What is overfitting in the context of machine learning, and how do validation datasets help prevent it?
Overfitting occurs when a machine learning model is tailored too closely to the training data, resulting in poor performance on unseen data. Validation datasets help prevent overfitting by providing an unbiased evaluation of model fit during training, ensuring the model can generalize to unseen data.
Is there a standard rule for splitting data into training and validation datasets?
There is no strict rule, but a common practice is the 70/30 or 80/20 split where 70% or 80% of the data is used for training and the rest for validation respectively.
What is the role of a test dataset in machine learning?
The test dataset provides the gold standard used to evaluate the model. It is only used once a model is completely trained(using the train and validation sets).
How does Azure Machine Learning handle the splitting of data into training and validation datasets?
Azure Machine Learning provides functionality to handle the splitting of datasets. The split is usually random, but can be stratified, or divided according to a time stamp. The service also allows you to control the ratio of the split.
What type of machine learning problems typically require the use of training and validation datasets?
Supervised learning problems, where an output is predicted based on input data, typically require the use of training and validation datasets.
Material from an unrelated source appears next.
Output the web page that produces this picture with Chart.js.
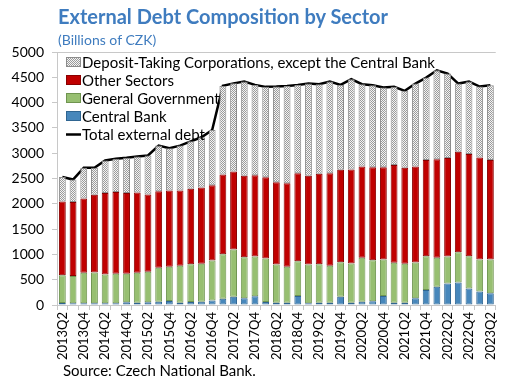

What is cross-validation, and how does it relate to training and validation datasets?
Cross-validation is a technique where the data is split multiple times, and the model is trained on these splits. It extends the concept of training and validation datasets by using multiple validation sets taken from the training dataset.
Is it necessary to separate your data into a validation dataset when using unsupervised learning?
While validation datasets are not required for unsupervised learning, they can still be useful. For example, they can be used to evaluate the performance of clustering algorithms in creating distinct, meaningful groups.